The Macedonian government is in talks with low cost airlines to launch additional flights to both Skopje and Ohrid. According to the Macedonian Prime Minister, Nikola Gruevski, the country has entered negations with “one of the most prominent low cost airlines in the world”, believed to be Ryanair, which is eyeing services to Macedonia’s two international airports. The government is willing to offer subsidies and incentives to the low cost carrier, similar to the ones provided to Wizz Air, which saw it open a base in Skopje and launch services to Ohrid as well. “We are negotiating with one of the most prominent low cost airlines in the world to launch a range of services which will connect Skopje and Ohrid with various destinations in Europe and beyond”, the Prime Minister said.

Ryanair has a limited presence in the former Yugoslavia but has been on the lookout for new routes in the region over the past years.
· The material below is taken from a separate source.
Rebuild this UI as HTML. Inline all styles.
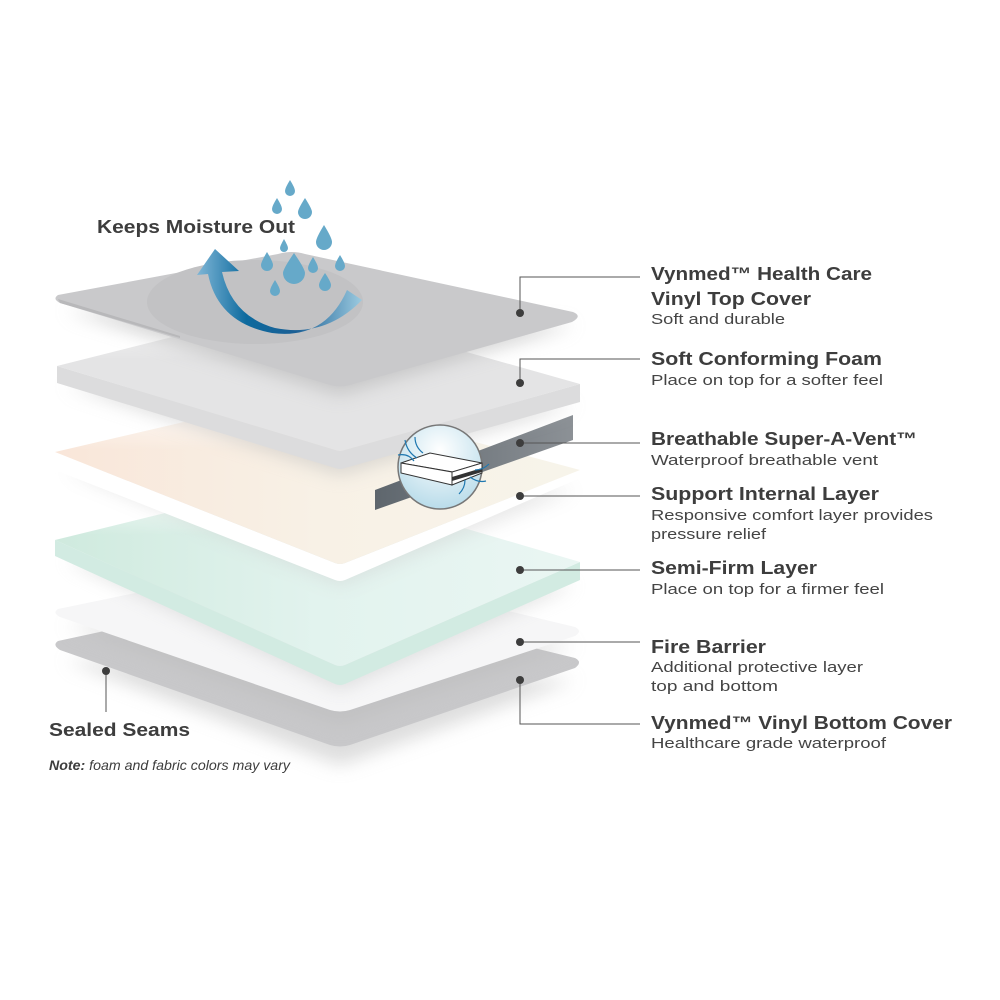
<!DOCTYPE html>
<html><head><meta charset="utf-8"><style>
html,body{margin:0;padding:0;background:#fff;width:1000px;height:1000px;overflow:hidden}
text{font-family:"Liberation Sans",sans-serif;fill:#3d3d3d}
.t{font-weight:bold;font-size:18px}
.s{font-size:15px;fill:#444}
</style></head><body>
<svg width="1000" height="1000" viewBox="0 0 1000 1000" xmlns="http://www.w3.org/2000/svg">
<defs>
<filter id="sh" x="-20%" y="-20%" width="140%" height="160%"><feGaussianBlur stdDeviation="9"/></filter>
<linearGradient id="arr" x1="0" y1="0" x2="1" y2="0">
<stop offset="0" stop-color="#7fb6d6"/><stop offset="0.3" stop-color="#0d6a9e"/><stop offset="0.6" stop-color="#1b5f95"/><stop offset="1" stop-color="#9ccbe0"/></linearGradient>
<linearGradient id="cream" x1="0" y1="0" x2="1" y2="0"><stop offset="0" stop-color="#f9e6d9"/><stop offset="0.5" stop-color="#f8f1e6"/><stop offset="1" stop-color="#f7f4ea"/></linearGradient>
<linearGradient id="mint" x1="0" y1="0" x2="1" y2="0"><stop offset="0" stop-color="#cfeade"/><stop offset="0.5" stop-color="#e2f3ee"/><stop offset="1" stop-color="#eaf6f3"/></linearGradient>
<linearGradient id="fadeTop" gradientUnits="userSpaceOnUse" x1="0" y1="300" x2="0" y2="360"><stop offset="0" stop-color="#fff" stop-opacity="0.9"/><stop offset="1" stop-color="#fff" stop-opacity="0"/></linearGradient>
<linearGradient id="fadeCream" gradientUnits="userSpaceOnUse" x1="0" y1="395" x2="0" y2="450"><stop offset="0" stop-color="#fff" stop-opacity="0.9"/><stop offset="1" stop-color="#fff" stop-opacity="0"/></linearGradient>
<linearGradient id="fadeMint" gradientUnits="userSpaceOnUse" x1="0" y1="480" x2="0" y2="535"><stop offset="0" stop-color="#fff" stop-opacity="0.9"/><stop offset="1" stop-color="#fff" stop-opacity="0"/></linearGradient>
<radialGradient id="bub" cx="0.5" cy="0.3" r="0.7"><stop offset="0" stop-color="#ffffff"/><stop offset="1" stop-color="#b9dcea"/></radialGradient>
<linearGradient id="vent" x1="0" y1="0" x2="1" y2="0"><stop offset="0" stop-color="#5e666d"/><stop offset="1" stop-color="#8c9196"/></linearGradient>
</defs>

<!-- bottom cover -->
<path d="M65 660 L340 765 L575 680 Z" fill="#bbb" opacity="0.5" filter="url(#sh)"/>
<path d="M58 641 Q52 645 60 650 L330 745 Q340 748 350 745 L575 668 Q583 662 575 658 L305 592 Q295 590 285 592 Z" fill="#c8c8ca"/>
<!-- fire barrier -->
<path d="M65 625 L340 725 L575 645 Z" fill="#bbb" opacity="0.5" filter="url(#sh)"/>
<path d="M58 609 Q52 613 60 617 L330 710 Q340 713 350 710 L575 636 Q583 631 575 627 L305 562 Q295 560 285 562 Z" fill="#f6f6f7"/>
<!-- semi-firm -->
<path d="M65 560 L340 690 L575 585 Z" fill="#bbb" opacity="0.4" filter="url(#sh)"/>
<path d="M55 540 L55 556 L335 684 Q340 686 345 684 L580 580 L580 562 L345 665 Q340 667 335 665 Z" fill="#d2ebe2"/>
<path d="M55 540 L335 665 Q340 667 345 665 L580 562 L300 480 Z" fill="url(#mint)"/>
<path d="M55 540 L335 665 Q340 667 345 665 L580 562 L300 480 Z" fill="url(#fadeMint)"/>
<!-- support -->
<path d="M65 470 L340 585 L575 490 Z" fill="#ccc" opacity="0.45" filter="url(#sh)"/>
<path d="M55 452 L55 470 L335 580 Q340 582 345 580 L580 478 L580 470 L345 563 Q340 565 335 563 Z" fill="#fff"/>
<path d="M55 452 L335 563 Q340 565 345 563 L580 470 L300 395 Z" fill="url(#cream)"/>
<path d="M55 452 L335 563 Q340 565 345 563 L580 470 L300 395 Z" fill="url(#fadeCream)"/>
<!-- vent strip -->
<path d="M375 490 L573 415 L573 440 L375 510 Z" fill="url(#vent)"/>
<!-- soft foam -->
<path d="M65 385 L340 475 L575 405 Z" fill="#bbb" opacity="0.5" filter="url(#sh)"/>
<path d="M57 366 L57 383 L335 468 Q340 470 345 468 L580 402 L580 384 L345 450 Q340 452 335 450 Z" fill="#dcdcdd"/>
<path d="M57 366 L335 450 Q340 452 345 450 L580 384 L300 305 Z" fill="#e4e4e5"/>
<path d="M57 366 L335 450 Q340 452 345 450 L580 384 L300 305 Z" fill="url(#fadeTop)"/>
<!-- top cover -->
<path d="M65 310 L340 395 L575 325 Z" fill="#aaa" opacity="0.5" filter="url(#sh)"/>
<path d="M58 295 Q52 299 60 303 L330 385 Q340 388 350 385 L572 322 Q583 316 573 312 L305 254 Q292 250 278 254 Z" fill="#c9c9cb"/>
<path d="M58 299 L180 336 L180 338 L60 303 Z" fill="#b8b8ba"/>
<ellipse cx="255" cy="302" rx="108" ry="42" fill="#c2c2c4"/>

<!-- arrow -->
<path d="M362 300 Q325 338 275 328 Q232 316 222 272 L239 271 L215 249 L197 275 L208 274 Q218 323 272 333 Q325 340 347 290 Z" fill="url(#arr)"/>
<!-- drops -->
<g fill="#66a9c9">
<path d="M290 180 q-5 8 -5 11 a5 5 0 0 0 10 0 q0 -3 -5 -11z"/>
<path d="M277 198 q-5 8 -5 11 a5 5 0 0 0 10 0 q0 -3 -5 -11z"/>
<path d="M305 198 q-7 11 -7 14 a7 7 0 0 0 14 0 q0 -3 -7 -14z"/>
<path d="M324 225 q-8 13 -8 17 a8 8 0 0 0 16 0 q0 -4 -8 -17z"/>
<path d="M284 239 q-4 7 -4 9 a4 4 0 0 0 8 0 q0 -2 -4 -9z"/>
<path d="M267 252 q-6 10 -6 13 a6 6 0 0 0 12 0 q0 -3 -6 -13z"/>
<path d="M294 253 q-11 16 -11 20 a11 11 0 0 0 22 0 q0 -4 -11 -20z"/>
<path d="M313 257 q-5 8 -5 11 a5 5 0 0 0 10 0 q0 -3 -5 -11z"/>
<path d="M340 255 q-5 8 -5 11 a5 5 0 0 0 10 0 q0 -3 -5 -11z"/>
<path d="M275 280 q-5 8 -5 11 a5 5 0 0 0 10 0 q0 -3 -5 -11z"/>
<path d="M325 273 q-6 9 -6 12 a6 6 0 0 0 12 0 q0 -3 -6 -12z"/>
</g>

<!-- vent bubble -->
<circle cx="440" cy="467" r="42" fill="url(#bub)" stroke="#777" stroke-width="1.5"/>
<path d="M401 463 L430 453 L482 463 L453 472 Z" fill="#fff" stroke="#333" stroke-width="1"/>
<path d="M401 463 L401 473 L452 485 L452 472 Z" fill="#fff" stroke="#333" stroke-width="1"/>
<path d="M452 472 L482 463 L482 473 L452 485 Z" fill="#fff" stroke="#333" stroke-width="1"/>
<path d="M452 477 L482 468 L482 472 L452 481 Z" fill="#333"/>
<g fill="none" stroke="#1f78b0" stroke-width="1.2">
<path d="M398 455 q10 -2 16 6"/><path d="M405 440 q2 12 12 18"/><path d="M415 437 q0 10 8 16"/>
<path d="M475 470 q8 0 14 -6"/><path d="M470 477 q8 6 16 4"/><path d="M465 480 q0 8 -6 14"/>
</g>

<!-- leader lines -->
<g stroke="#555" stroke-width="1" fill="none">
<path d="M520 313 V277 H640"/>
<path d="M520 383 V359 H640"/>
<path d="M520 443 H640"/>
<path d="M520 496 H640"/>
<path d="M520 570 H640"/>
<path d="M520 642 H640"/>
<path d="M520 680 V724 H640"/>
<path d="M106 671 V712"/>
</g>
<g fill="#3d3d3d">
<circle cx="520" cy="313" r="4"/><circle cx="520" cy="383" r="4"/><circle cx="520" cy="443" r="4"/>
<circle cx="520" cy="496" r="4"/><circle cx="520" cy="570" r="4"/><circle cx="520" cy="642" r="4"/>
<circle cx="520" cy="680" r="4"/><circle cx="106" cy="671" r="4"/>
</g>

<!-- labels -->
<text class="t" x="97" y="233" textLength="198" lengthAdjust="spacingAndGlyphs">Keeps Moisture Out</text>
<text class="t" x="49" y="736" textLength="141" lengthAdjust="spacingAndGlyphs">Sealed Seams</text>
<text x="49" y="770" font-size="14" font-style="italic" textLength="241" lengthAdjust="spacingAndGlyphs"><tspan font-weight="bold">Note:</tspan> foam and fabric colors may vary</text>

<text class="t" x="651" y="280" textLength="221" lengthAdjust="spacingAndGlyphs">Vynmed™ Health Care</text>
<text class="t" x="651" y="305" textLength="160" lengthAdjust="spacingAndGlyphs">Vinyl Top Cover</text>
<text class="s" x="651" y="324" textLength="134" lengthAdjust="spacingAndGlyphs">Soft and durable</text>

<text class="t" x="651" y="365" textLength="231" lengthAdjust="spacingAndGlyphs">Soft Conforming Foam</text>
<text class="s" x="651" y="385" textLength="232" lengthAdjust="spacingAndGlyphs">Place on top for a softer feel</text>

<text class="t" x="651" y="445" textLength="266" lengthAdjust="spacingAndGlyphs">Breathable Super-A-Vent™</text>
<text class="s" x="651" y="465" textLength="227" lengthAdjust="spacingAndGlyphs">Waterproof breathable vent</text>

<text class="t" x="651" y="500" textLength="228" lengthAdjust="spacingAndGlyphs">Support Internal Layer</text>
<text class="s" x="651" y="520" textLength="282" lengthAdjust="spacingAndGlyphs">Responsive comfort layer provides</text>
<text class="s" x="651" y="539" textLength="115" lengthAdjust="spacingAndGlyphs">pressure relief</text>

<text class="t" x="651" y="574" textLength="166" lengthAdjust="spacingAndGlyphs">Semi-Firm Layer</text>
<text class="s" x="651" y="594" textLength="233" lengthAdjust="spacingAndGlyphs">Place on top for a firmer feel</text>

<text class="t" x="651" y="653" textLength="115" lengthAdjust="spacingAndGlyphs">Fire Barrier</text>
<text class="s" x="651" y="672" textLength="212" lengthAdjust="spacingAndGlyphs">Additional protective layer</text>
<text class="s" x="651" y="691" textLength="127" lengthAdjust="spacingAndGlyphs">top and bottom</text>

<text class="t" x="651" y="729" textLength="301" lengthAdjust="spacingAndGlyphs">Vynmed™ Vinyl Bottom Cover</text>
<text class="s" x="651" y="748" textLength="235" lengthAdjust="spacingAndGlyphs">Healthcare grade waterproof</text>
</svg>
</body></html>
The no frills carrier has a seasonal summer base in Zadar. It also flies to Rijeka, Osijek and Pula in Croatia, as well as Podgorica in Montenegro. Two weeks ago it announced it would upgrade its seasonal service from Charleroi Airport to the Montenegrin capital to year-round operations. In 2007 Ryanair launched flights to Maribor, however, the service was cancelled due to poor loads after only a few months. Last October, the airline confirmed it had entered talks with Mostar Airport regarding the possible launch of flights from Germany and Scandinavia. However, in the end, these services never materialised.
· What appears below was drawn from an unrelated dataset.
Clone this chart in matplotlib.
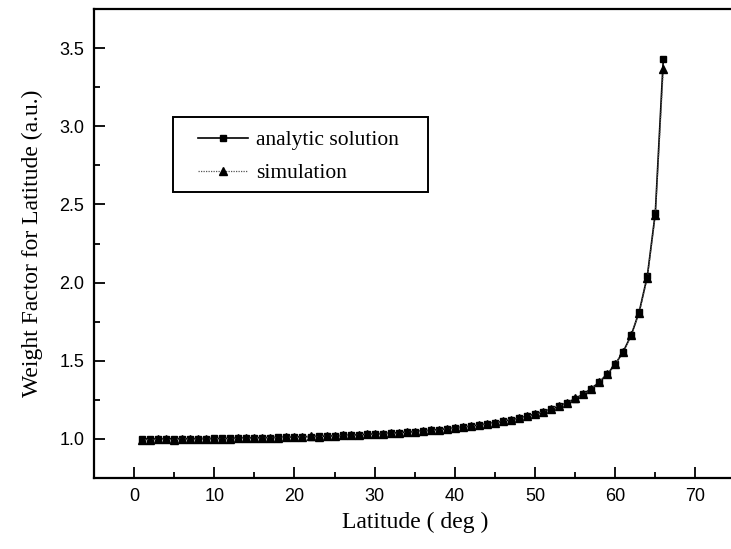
import matplotlib
matplotlib.use("Agg")
import matplotlib.pyplot as plt
from matplotlib.ticker import MultipleLocator
from matplotlib.patches import Rectangle

latitude = list(range(1, 67))
analytic = [1.000, 1.000, 1.000, 1.000, 1.001, 1.001, 1.001, 1.002, 1.002, 1.003,
            1.003, 1.004, 1.005, 1.006, 1.007, 1.008, 1.009, 1.010, 1.011, 1.012,
            1.014, 1.015, 1.017, 1.018, 1.020, 1.022, 1.024, 1.027, 1.029, 1.032,
            1.034, 1.037, 1.040, 1.044, 1.047, 1.051, 1.056, 1.060, 1.065, 1.070,
            1.076, 1.082, 1.089, 1.096, 1.104, 1.113, 1.123, 1.134, 1.146, 1.159,
            1.174, 1.191, 1.210, 1.232, 1.257, 1.287, 1.321, 1.363, 1.413, 1.478,
            1.558, 1.664, 1.815, 2.040, 2.445, 3.432]
simulation = [0.993, 0.995, 0.998, 0.998, 0.995, 1.002, 0.997, 0.999, 1.001, 0.999,
              1.002, 1.000, 1.004, 1.003, 1.006, 1.005, 1.009, 1.007, 1.012, 1.010,
              1.013, 1.016, 1.014, 1.019, 1.018, 1.023, 1.022, 1.026, 1.030, 1.029,
              1.033, 1.038, 1.036, 1.044, 1.045, 1.050, 1.054, 1.057, 1.066, 1.068,
              1.074, 1.083, 1.087, 1.094, 1.102, 1.115, 1.124, 1.131, 1.145, 1.157,
              1.175, 1.193, 1.212, 1.230, 1.259, 1.285, 1.318, 1.366, 1.415, 1.480,
              1.553, 1.667, 1.808, 2.032, 2.430, 3.365]
x_ticks = [0, 10, 20, 30, 40, 50, 60, 70]
y_ticks = [1.0, 1.5, 2.0, 2.5, 3.0, 3.5]

fig = plt.figure(figsize=(7.31, 5.49), dpi=100)
ax = fig.add_axes([94 / 731, 71 / 549, (735.5 - 94) / 731, (478 - 9) / 549])

ax.plot(latitude, analytic, color="black", lw=1.2, ls="-", marker="s",
        markersize=5, label="analytic solution", zorder=3)
ax.plot(latitude, simulation, color="#555555", lw=0.9, ls=(0, (1, 1)), marker="^",
        markersize=6, markerfacecolor="black", markeredgecolor="black",
        label="simulation", zorder=4)

ax.set_xlim(-5, 75)
ax.set_ylim(0.75, 3.75)
ax.set_xticks(x_ticks)
ax.set_yticks(y_ticks)
ax.set_xticklabels([str(v) for v in x_ticks])
ax.set_yticklabels([f"{v:.1f}" for v in y_ticks])
ax.xaxis.set_minor_locator(MultipleLocator(5))
ax.yaxis.set_minor_locator(MultipleLocator(0.25))
ax.tick_params(which="both", direction="in", top=False, right=False, width=1.3)
ax.tick_params(which="major", length=8, labelsize=13, pad=7)
ax.tick_params(which="minor", length=4)
for lbl in ax.get_xticklabels() + ax.get_yticklabels():
    lbl.set_fontfamily("Liberation Sans")
for side in ["left", "bottom", "top", "right"]:
    ax.spines[side].set_linewidth(1.6)

ax.set_xlabel("Latitude ( deg )", fontfamily="Liberation Serif", fontsize=17, labelpad=5)
ax.set_ylabel("Weight Factor for Latitude (a.u.)", fontfamily="Liberation Serif",
              fontsize=17, labelpad=12)

# legend frame drawn as a rectangle, entries placed inside it
ax.add_patch(Rectangle((0.1227, 0.6104), 0.398, 0.1586, transform=ax.transAxes,
                       facecolor="white", edgecolor="black", lw=1.4, zorder=5))
leg = ax.legend(loc="upper left", bbox_to_anchor=(0.1621, 0.742),
                prop={"family": "Liberation Serif", "size": 15.5}, frameon=False,
                handlelength=2.3, handletextpad=0.4, borderpad=0,
                labelspacing=0.62, borderaxespad=0)
leg.set_zorder(6)

fig.savefig("out.png", dpi=100)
Unlike its low cost rival, easyJet has ruled out services to Skopje in the near future. In an interview given to EX-YU Aviation News earlier this year, the airline said it would maintain a limited presence in the region for the time being and would focus primarily on Croatia. The Macedonian government is confident it will attract more tourists by subsiding low cost airlines. Last week, Wizz Air launched five new routes from Skopje and based its third aircraft in the city. As a result, Macedonia’s busiest airport anticipates for passenger growth to reach 25% this year. The Macedonian government has also said it is considering the creation of a new national carrier. A consultancy firm hired to seek out potential foreign partners to assist in creating the country’s new national airline will deliver its findings to the Civil Aviation Directorate next month. The report will determine whether any reputable global carrier is interested in partnering up with the Macedonian government in order to create the new airline.